++++ DATASET EXCERPTS

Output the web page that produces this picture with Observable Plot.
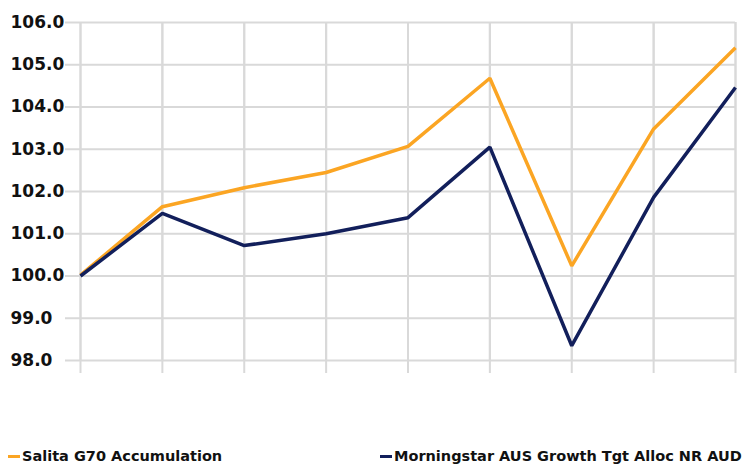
<!DOCTYPE html>
<html>
<head>
<meta charset="utf-8">
<script src="https://cdn.jsdelivr.net/npm/d3@7"></script>
<script src="https://cdn.jsdelivr.net/npm/@observablehq/plot@0.6"></script>
<style>
  html, body { margin: 0; padding: 0; background: #fff; }
  #wrap { position: relative; width: 747px; height: 464px; }
  #legend { position: absolute; left: 0; top: 440px; width: 747px; height: 24px;
    font-family: "DejaVu Sans", sans-serif; font-weight: bold; font-size: 14.5px; color: #111; }
  .item { position: absolute; top: 6px; white-space: nowrap; line-height: 20px; }
  .sw { display: inline-block; width: 12px; height: 3px; vertical-align: middle; margin-right: 2px; position: relative; top: -1px; }
</style>
</head>
<body>
<div id="wrap"><div id="chart"></div><div id="legend"></div></div>
<script>
const periods = [0, 1, 2, 3, 4, 5, 6, 7, 8];
const seriesNames = ["Salita G70 Accumulation", "Morningstar AUS Growth Tgt Alloc NR AUD"];
const salita = [100.02, 101.64, 102.09, 102.45, 103.07, 104.68, 100.24, 103.48, 105.40];
const morningstar = [100.0, 101.48, 100.72, 101.0, 101.38, 103.05, 98.35, 101.86, 104.46];
const yTicks = [98, 99, 100, 101, 102, 103, 104, 105, 106];
const colors = ["#FBA523", "#121F5B"];

const data = [];
periods.forEach((p, i) => {
  data.push({period: p, value: salita[i], series: seriesNames[0]});
  data.push({period: p, value: morningstar[i], series: seriesNames[1]});
});

const grid = "#d9d9d9";
const chart = Plot.plot({
  width: 747,
  height: 440,
  marginLeft: 80,
  marginRight: 12,
  marginTop: 22,
  marginBottom: 80,
  style: {fontFamily: "DejaVu Sans, sans-serif", fontWeight: "bold", fontSize: "17px", color: "#111"},
  x: {domain: [0, 8], axis: null},
  y: {domain: [98, 106], axis: null},
  color: {domain: seriesNames, range: colors},
  marks: [
    Plot.gridX(periods, {stroke: grid, strokeOpacity: 1, strokeWidth: 2}),
    Plot.tickX(periods, {x: d => d, y1: 98, y2: 98, stroke: grid, strokeWidth: 2, insetBottom: -13}),
    Plot.gridY(yTicks, {stroke: grid, strokeOpacity: 1, strokeWidth: 2, insetLeft: -15}),
    Plot.axisY(yTicks, {anchor: "left", tickSize: 0, tickPadding: 70, textAnchor: "start",
      tickFormat: d => d.toFixed(1), fill: "#111", fontWeight: "bold", label: null}),
    Plot.line(data, {x: "period", y: "value", stroke: "series", z: "series", strokeWidth: 3.5,
      strokeLinejoin: "miter", strokeLinecap: "butt"})
  ]
});
document.getElementById("chart").appendChild(chart);

const legend = document.getElementById("legend");
const lx = [8, 380];
seriesNames.forEach((name, i) => {
  const it = document.createElement("div");
  it.className = "item";
  it.style.left = lx[i] + "px";
  it.innerHTML = `<span class="sw" style="background:${colors[i]}"></span>${name}`;
  legend.appendChild(it);
});
</script>
</body>
</html>
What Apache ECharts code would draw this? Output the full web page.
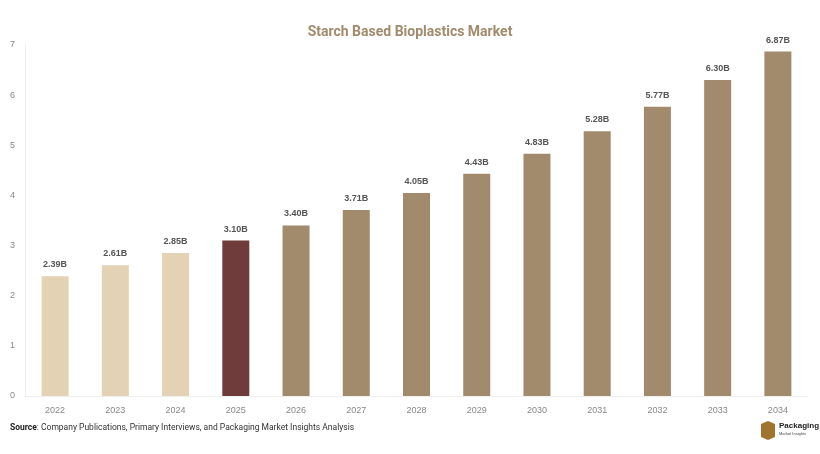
<!DOCTYPE html><html><head><meta charset="utf-8"><script src="https://cdn.jsdelivr.net/npm/echarts@6/dist/echarts.min.js"></script>
<style>body{margin:0}#c{width:820px;height:454px}</style></head><body><div id="c"></div><script>
const years=['2022','2023','2024','2025','2026','2027','2028','2029','2030','2031','2032','2033','2034'];
const values=[2.39,2.61,2.85,3.10,3.40,3.71,4.05,4.43,4.83,5.28,5.77,6.30,6.87];
const yTicks=[0,1,2,3,4,5,6,7];
const colorOf=i=>i<3?'#e3d2b4':(i===3?'#6f3b3b':'#a28b6c');
const ch=echarts.init(document.getElementById('c'));
ch.setOption({
 title:{text:'Starch Based Bioplastics Market',left:'center',top:20,textStyle:{fontFamily:'Roboto',fontSize:14,fontWeight:'bold',color:'#a28b6c'}},
 grid:{left:25,right:12,top:45,bottom:58},
 xAxis:{type:'category',data:years,axisLine:{lineStyle:{color:'#eeeeee'}},axisTick:{show:false},axisLabel:{color:'#888',fontSize:9,margin:10}},
 yAxis:{type:'value',min:0,max:7,interval:1,axisLine:{show:true,lineStyle:{color:'#eeeeee'}},splitLine:{show:false},axisLabel:{color:'#888',fontSize:9,margin:10,formatter:v=>yTicks.includes(v)?v:''}},
 series:[{type:'bar',barWidth:27,data:values.map((v,i)=>({value:v,itemStyle:{color:colorOf(i)}})),
  label:{show:true,position:'top',distance:7,formatter:p=>p.value.toFixed(2)+'B',color:'#555',fontSize:9,fontWeight:'bold'}}],
 graphic:[{type:'text',left:10,top:423,style:{rich:{b:{fontWeight:'bold',fontSize:8.5,fill:'#222',fontFamily:'Roboto'},n:{fontSize:8.5,fill:'#333',fontFamily:'Roboto'}},text:'{b|Source}{n|: Company Publications, Primary Interviews, and Packaging Market Insights Analysis}'}},
  {type:'polygon',shape:{points:[[768,421],[775,424],[775,437],[768,440],[761,437],[761,424]]},style:{fill:'#a0742f'}},
  {type:'text',left:779,top:422,style:{text:'Packaging',fontSize:8,fontWeight:'bold',fill:'#222'}},
  {type:'text',left:779,top:432,style:{text:'Market Insights',fontSize:4,fill:'#444'}}]
});
</script></body></html>
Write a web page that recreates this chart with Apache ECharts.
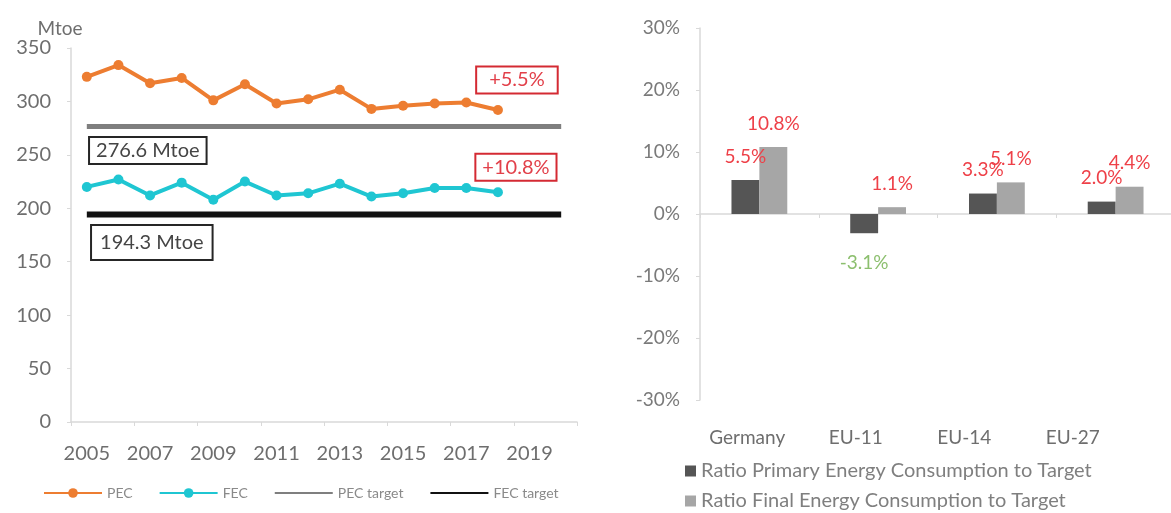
<!DOCTYPE html>
<html>
<head>
<meta charset="utf-8">
<script src="https://cdn.jsdelivr.net/npm/echarts@6/dist/echarts.min.js"></script>
<style>html,body{margin:0;padding:0;background:#fff;}#c{width:1171px;height:513px;}</style>
</head>
<body>
<div id="c"></div>
<script>
// ---- Left chart data (Mtoe) ----
const years = ['2005','2006','2007','2008','2009','2010','2011','2012','2013','2014','2015','2016','2017','2018','2019','2020'];
const pec = [323, 334, 317, 322, 301, 316, 298, 302, 311, 293, 296, 298, 299, 292, null, null];
const fec = [220, 227, 212, 224, 208, 225, 212, 214, 223, 211, 214, 219, 219, 215, null, null];
const pecTarget = [276.6, 276.6, 276.6, 276.6, 276.6, 276.6, 276.6, 276.6, 276.6, 276.6, 276.6, 276.6, 276.6, 276.6, 276.6, 276.6];
const fecTarget = [194.3, 194.3, 194.3, 194.3, 194.3, 194.3, 194.3, 194.3, 194.3, 194.3, 194.3, 194.3, 194.3, 194.3, 194.3, 194.3];
const pecNote = '+5.5%';
const fecNote = '+10.8%';
const pecTargetNote = '276.6 Mtoe';
const fecTargetNote = '194.3 Mtoe';
const leftYTicks = [0, 50, 100, 150, 200, 250, 300, 350];

// ---- Right chart data (%) ----
const regions = ['Germany', 'EU-11', 'EU-14', 'EU-27'];
const ratioPrimary = [5.5, -3.1, 3.3, 2.0];
const ratioFinal = [10.8, 1.1, 5.1, 4.4];
const rightYTicks = [-30, -20, -10, 0, 10, 20, 30];

const FONT = 'Lato, "Open Sans", sans-serif';
const AX = '#d9d9d9';
const LBL = '#6e6e6e';

function noteLabel(text, color, offset, pad) {
  return {
    show: true, position: 'inside', offset: offset, formatter: text,
    color: color === 'red' ? '#e2404a' : '#454545',
    fontFamily: FONT, fontSize: 20,
    backgroundColor: '#fff',
    borderColor: color === 'red' ? '#d42a33' : '#262626', borderWidth: 2,
    padding: pad
  };
}

const lastIdx = 13;
const pecData = pec.map((v, i) => i === lastIdx ? {value: v, label: noteLabel(pecNote, 'red', [19, -30], [3, 12, 2, 12])} : v);
const fecData = fec.map((v, i) => i === lastIdx ? {value: v, label: noteLabel(fecNote, 'red', [18, -25], [3, 6, 2, 6])} : v);
const pecTData = pecTarget.map((v, i) => i === 0 ? {value: v, label: noteLabel(pecTargetNote, 'black', [61, 24], [3, 6, 2, 6])} : v);
const fecTData = fecTarget.map((v, i) => i === 0 ? {value: v, label: noteLabel(fecTargetNote, 'black', [65, 28], [7, 8, 6, 8])} : v);

const primData = ratioPrimary.map(v => v < 0
  ? {value: v, label: {position: 'bottom', distance: 20, color: '#8cbf6e'}}
  : v);

const legendText = {color: '#8a8a8a', fontSize: 14, fontFamily: FONT};
const rightLegendText = {color: '#7f7f7f', fontSize: 20, fontFamily: FONT};

const chart = echarts.init(document.getElementById('c'), null, {renderer: 'canvas'});
chart.setOption({
  animation: false,
  backgroundColor: '#fff',
  textStyle: {fontFamily: FONT},
  grid: [
    {left: 71, top: 48, width: 506, height: 374, outerBoundsMode: 'none', containLabel: false},
    {left: 700, right: -4, top: 28, bottom: 113, outerBoundsMode: 'none', containLabel: false},
    // label band for the category names (as placed in the original, slightly narrower than the bars' band)
    {left: 693, width: 434, top: 28, bottom: 113, outerBoundsMode: 'none', containLabel: false}
  ],
  legend: [
    {
      data: ['PEC', 'FEC',
        {name: 'PEC target', itemStyle: {opacity: 0}},
        {name: 'FEC target', itemStyle: {opacity: 0}}],
      left: 38, top: 481, itemWidth: 58, itemHeight: 12, itemGap: 26,
      textStyle: legendText
    },
    {
      data: ['Ratio Primary Energy Consumption to Target'],
      left: 680, top: 456, itemWidth: 11, itemHeight: 11, icon: 'rect',
      textStyle: rightLegendText
    },
    {
      data: ['Ratio Final Energy Consumption to Target'],
      left: 680, top: 486, itemWidth: 11, itemHeight: 11, icon: 'rect',
      textStyle: rightLegendText
    }
  ],
  xAxis: [
    {
      type: 'category', gridIndex: 0, data: years, boundaryGap: true,
      axisLine: {lineStyle: {color: AX, width: 1.5}},
      axisTick: {show: true, interval: 1, length: 4, lineStyle: {color: AX}},
      axisLabel: {interval: 1, color: LBL, fontSize: 20, margin: 22, fontFamily: FONT}
    },
    {
      type: 'category', gridIndex: 1, data: regions, position: 'bottom',
      axisLine: {onZero: true, lineStyle: {color: AX, width: 1.5}},
      axisTick: {show: true, length: 4, lineStyle: {color: AX}},
      axisLabel: {show: false}
    },
    {
      type: 'category', gridIndex: 2, data: regions, position: 'bottom',
      axisLine: {show: false, onZero: false},
      axisTick: {show: false},
      axisLabel: {color: LBL, fontSize: 19, margin: 28, fontFamily: FONT}
    }
  ],
  yAxis: [
    {
      type: 'value', gridIndex: 0, min: leftYTicks[0], max: leftYTicks[leftYTicks.length - 1], interval: 50,
      name: 'Mtoe', nameLocation: 'end', nameGap: 10,
      nameTextStyle: {color: LBL, fontSize: 19, fontFamily: FONT, padding: [0, 22, 0, 0]},
      axisLine: {show: true, lineStyle: {color: AX, width: 1.5}},
      axisTick: {show: true, length: 4, lineStyle: {color: AX}},
      splitLine: {show: false},
      axisLabel: {color: LBL, fontSize: 20, margin: 20, fontFamily: FONT}
    },
    {
      type: 'value', gridIndex: 1, min: rightYTicks[0], max: rightYTicks[rightYTicks.length - 1], interval: 10,
      axisLine: {show: true, lineStyle: {color: AX, width: 1.5}},
      axisTick: {show: true, length: 4, lineStyle: {color: AX}},
      splitLine: {show: false},
      axisLabel: {color: '#7a7a7a', fontSize: 19, margin: 20, formatter: '{value}%', fontFamily: FONT}
    },
    {
      type: 'value', gridIndex: 2, show: false, min: rightYTicks[0], max: rightYTicks[rightYTicks.length - 1]
    }
  ],
  series: [
    {
      name: 'PEC', type: 'line', xAxisIndex: 0, yAxisIndex: 0, data: pecData,
      symbol: 'circle', symbolSize: 10, color: '#ed7d31',
      lineStyle: {width: 4, color: '#ed7d31'}, itemStyle: {color: '#ed7d31'}, z: 5
    },
    {
      name: 'FEC', type: 'line', xAxisIndex: 0, yAxisIndex: 0, data: fecData,
      symbol: 'circle', symbolSize: 10, color: '#1fc6d2',
      lineStyle: {width: 4, color: '#1fc6d2'}, itemStyle: {color: '#1fc6d2'}, z: 5
    },
    {
      name: 'PEC target', type: 'line', xAxisIndex: 0, yAxisIndex: 0, data: pecTData,
      symbol: 'circle', symbolSize: 0, showSymbol: true, color: '#7f7f7f',
      lineStyle: {width: 5, color: '#7f7f7f'}, itemStyle: {color: '#7f7f7f'}, z: 3
    },
    {
      name: 'FEC target', type: 'line', xAxisIndex: 0, yAxisIndex: 0, data: fecTData,
      symbol: 'circle', symbolSize: 0, showSymbol: true, color: '#111',
      lineStyle: {width: 6, color: '#111'}, itemStyle: {color: '#111'}, z: 3
    },
    {
      name: 'Ratio Primary Energy Consumption to Target', type: 'bar', xAxisIndex: 1, yAxisIndex: 1,
      data: primData, color: '#555555', barGap: '0%', barCategoryGap: '53%',
      label: {show: true, position: 'top', distance: 14, color: '#ee4048', fontSize: 19, fontFamily: FONT,
        formatter: p => p.value.toFixed(1) + '%'}
    },
    {
      name: 'Ratio Final Energy Consumption to Target', type: 'bar', xAxisIndex: 1, yAxisIndex: 1,
      data: ratioFinal, color: '#a6a6a6', barGap: '0%', barCategoryGap: '53%',
      label: {show: true, position: 'top', distance: 14, color: '#ee4048', fontSize: 19, fontFamily: FONT,
        formatter: p => p.value.toFixed(1) + '%'}
    }
  ]
});
</script>
</body>
</html>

++++++++

EXERCISE DIRECTIONS: Reproduce exactly, and only, the lines from the one containing "What Apache ECharts" through the one containing "</script></body></html>", including both; leave out any pictures.

WRITTEN RESPONSE:
What Apache ECharts code would draw this? Output the full web page.
<!DOCTYPE html><html><head><meta charset="utf-8"><script src="https://cdn.jsdelivr.net/npm/echarts@6/dist/echarts.min.js"></script>
<style>body{margin:0}#c{width:820px;height:454px}</style></head><body><div id="c"></div><script>
const years=['2022','2023','2024','2025','2026','2027','2028','2029','2030','2031','2032','2033','2034'];
const values=[2.39,2.61,2.85,3.10,3.40,3.71,4.05,4.43,4.83,5.28,5.77,6.30,6.87];
const yTicks=[0,1,2,3,4,5,6,7];
const colorOf=i=>i<3?'#e3d2b4':(i===3?'#6f3b3b':'#a28b6c');
const ch=echarts.init(document.getElementById('c'));
ch.setOption({
 title:{text:'Starch Based Bioplastics Market',left:'center',top:20,textStyle:{fontFamily:'Roboto',fontSize:14,fontWeight:'bold',color:'#a28b6c'}},
 grid:{left:25,right:12,top:45,bottom:58},
 xAxis:{type:'category',data:years,axisLine:{lineStyle:{color:'#eeeeee'}},axisTick:{show:false},axisLabel:{color:'#888',fontSize:9,margin:10}},
 yAxis:{type:'value',min:0,max:7,interval:1,axisLine:{show:true,lineStyle:{color:'#eeeeee'}},splitLine:{show:false},axisLabel:{color:'#888',fontSize:9,margin:10,formatter:v=>yTicks.includes(v)?v:''}},
 series:[{type:'bar',barWidth:27,data:values.map((v,i)=>({value:v,itemStyle:{color:colorOf(i)}})),
  label:{show:true,position:'top',distance:7,formatter:p=>p.value.toFixed(2)+'B',color:'#555',fontSize:9,fontWeight:'bold'}}],
 graphic:[{type:'text',left:10,top:423,style:{rich:{b:{fontWeight:'bold',fontSize:8.5,fill:'#222',fontFamily:'Roboto'},n:{fontSize:8.5,fill:'#333',fontFamily:'Roboto'}},text:'{b|Source}{n|: Company Publications, Primary Interviews, and Packaging Market Insights Analysis}'}},
  {type:'polygon',shape:{points:[[768,421],[775,424],[775,437],[768,440],[761,437],[761,424]]},style:{fill:'#a0742f'}},
  {type:'text',left:779,top:422,style:{text:'Packaging',fontSize:8,fontWeight:'bold',fill:'#222'}},
  {type:'text',left:779,top:432,style:{text:'Market Insights',fontSize:4,fill:'#444'}}]
});
</script></body></html>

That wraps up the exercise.